La donna – nel nome della liberazione dal «dominio» dell’uomo – non può tendere ad appropriarsi le caratteristiche maschili, contro la sua propria «originalità» femminile. Esiste il fondato timore che su questa via la donna non si «realizzerà», ma potrebbe invece deformare e perdere ciò che costituisce la sua essenziale ricchezza. Si tratta di una ricchezza enorme. Nella descrizione biblica l’esclamazione del primo uomo alla vista della donna creata è un’esclamazione di ammirazione e di incanto, che attraversa tutta la storia dell’uomo sulla terra.

Le risorse personali della femminilità non sono certamente minori delle risorse della mascolinità, ma sono solamente diverse. La donna dunque – come, del resto, anche l’uomo – deve intendere la sua «realizzazione» come persona, la sua dignità e vocazione sulla base di queste risorse, secondo la ricchezza della femminilità, che ella ricevette per natura  e – per chi crede – nel giorno della creazione e che eredita come espressione a lei peculiare dell’«immagine e somiglianza di Dio».
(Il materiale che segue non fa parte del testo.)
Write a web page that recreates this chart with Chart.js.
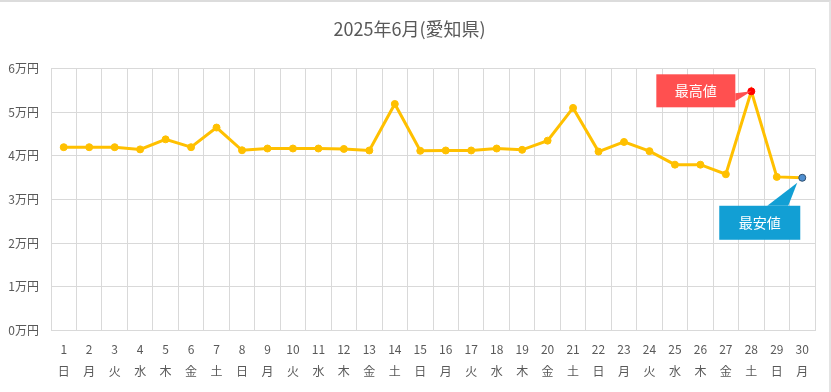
<!DOCTYPE html>
<html>
<head>
<meta charset="utf-8">
<script src="https://cdn.jsdelivr.net/npm/chart.js@4.4.1/dist/chart.umd.min.js"></script>
<style>
  html, body { margin: 0; padding: 0; background: #fff; }
  #wrap { position: relative; width: 831px; height: 392px; box-sizing: border-box; border-top: 2px solid #dcdcdc; border-right: 2px solid #e4e4e4; }
  canvas { display: block; }
</style>
</head>
<body>
<div id="wrap"><canvas id="priceChart" width="829" height="390"></canvas></div>
<script>
// 6月の日付・曜日・価格
const days = [1,2,3,4,5,6,7,8,9,10,11,12,13,14,15,16,17,18,19,20,21,22,23,24,25,26,27,28,29,30]
const weekdays = ["日","月","火","水","木","金","土","日","月","火","水","木","金","土","日","月","火","水","木","金","土","日","月","火","水","木","金","土","日","月"]
const prices = [42000,42000,42000,41500,43800,42000,46500,41300,41700,41700,41700,41600,41250,51900,41170,41250,41250,41700,41400,43500,51000,41000,43200,41100,38000,38000,35800,54800,35200,35000]
const yTicks = [0,10000,20000,30000,40000,50000,60000]

const FONT = "'Noto Sans CJK JP', 'Noto Sans', sans-serif"
const maxIdx = prices.indexOf(Math.max(...prices))
const minIdx = prices.indexOf(Math.min(...prices))

const pointBg = prices.map((v, i) => i === maxIdx ? "#ff0000" : i === minIdx ? "#4f8fd0" : "#ffc000")
const pointBorder = prices.map((v, i) => i === maxIdx ? "#ff0000" : i === minIdx ? "#2f4f6f" : "#ffc000")

// 最高値・最安値の吹き出し
const calloutPlugin = {
  id: "callout",
  afterDatasetsDraw(chart) {
    const ctx = chart.ctx
    const meta = chart.getDatasetMeta(0)
    const hi = meta.data[maxIdx]
    const lo = meta.data[minIdx]
    ctx.save()
    ctx.font = "14px " + FONT
    ctx.textAlign = "center"
    ctx.textBaseline = "middle"

    // 最高値 (左側に箱)
    let bx = hi.x - 95, by = hi.y - 17, bw = 79, bh = 33
    ctx.fillStyle = "#ff5050"
    ctx.beginPath()
    ctx.moveTo(bx + bw, by + 19)
    ctx.lineTo(hi.x, hi.y)
    ctx.lineTo(bx + bw, by + 27)
    ctx.closePath()
    ctx.fill()
    ctx.fillRect(bx, by, bw, bh)
    ctx.fillStyle = "#fff"
    ctx.fillText("最高値", bx + bw / 2, by + bh / 2)

    // 最安値 (下側に箱)
    bx = lo.x - 83; by = lo.y + 28; bw = 81; bh = 34
    ctx.fillStyle = "#129fd4"
    ctx.beginPath()
    ctx.moveTo(bx + 48, by)
    ctx.lineTo(lo.x - 5, lo.y + 5)
    ctx.lineTo(bx + 69, by)
    ctx.closePath()
    ctx.fill()
    ctx.fillRect(bx, by, bw, bh)
    ctx.fillStyle = "#fff"
    ctx.fillText("最安値", bx + bw / 2, by + bh / 2)
    ctx.restore()
  }
}

const ctx = document.getElementById("priceChart").getContext("2d")
new Chart(ctx, {
  type: "line",
  data: {
    labels: days.map((d, i) => [String(d), weekdays[i]]),
    datasets: [{
      data: prices,
      borderColor: "#ffc000",
      borderWidth: 3,
      pointRadius: 3.5,
      pointBackgroundColor: pointBg,
      pointBorderColor: pointBorder,
      pointBorderWidth: 1,
      tension: 0
    }]
  },
  options: {
    responsive: false,
    animation: false,
    layout: { padding: { left: 4, right: 14, top: 8, bottom: 1 } },
    plugins: {
      legend: { display: false },
      tooltip: { enabled: false },
      title: {
        display: true,
        text: "2025年6月(愛知県)",
        color: "#595959",
        font: { family: FONT, size: 18, weight: "normal" },
        padding: { top: 8, bottom: 29 }
      }
    },
    scales: {
      x: {
        offset: true,
        grid: { offset: true, color: "#d9d9d9", drawTicks: false },
        border: { color: "#d9d9d9" },
        ticks: {
          color: "#595959",
          font: { family: FONT, size: 12, lineHeight: 1.85 },
          padding: 8,
          maxRotation: 0,
          autoSkip: false
        }
      },
      y: {
        min: 0,
        max: 60000,
        afterBuildTicks(axis) { axis.ticks = yTicks.map(v => ({ value: v })) },
        afterFit(axis) { axis.width = 47 },
        grid: { color: "#d9d9d9", drawTicks: false },
        border: { color: "#d9d9d9" },
        ticks: {
          color: "#595959",
          font: { family: FONT, size: 12 },
          padding: 12,
          callback: v => (v / 10000) + "万円"
        }
      }
    }
  },
  plugins: [calloutPlugin]
})
</script>
</body>
</html>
Queste parole non indicano ovviamente facili rimedi agli episodi di violenza con cui facciamo i conti ogni giorno, ma inquadrano la questione da un punto di vista che mira all’essenzialità dell’uomo e che sembra al giorno d’oggi ormai dimenticato per far spazio a visioni più materialistiche ed ideologiche che sono chiaramente fallimentari.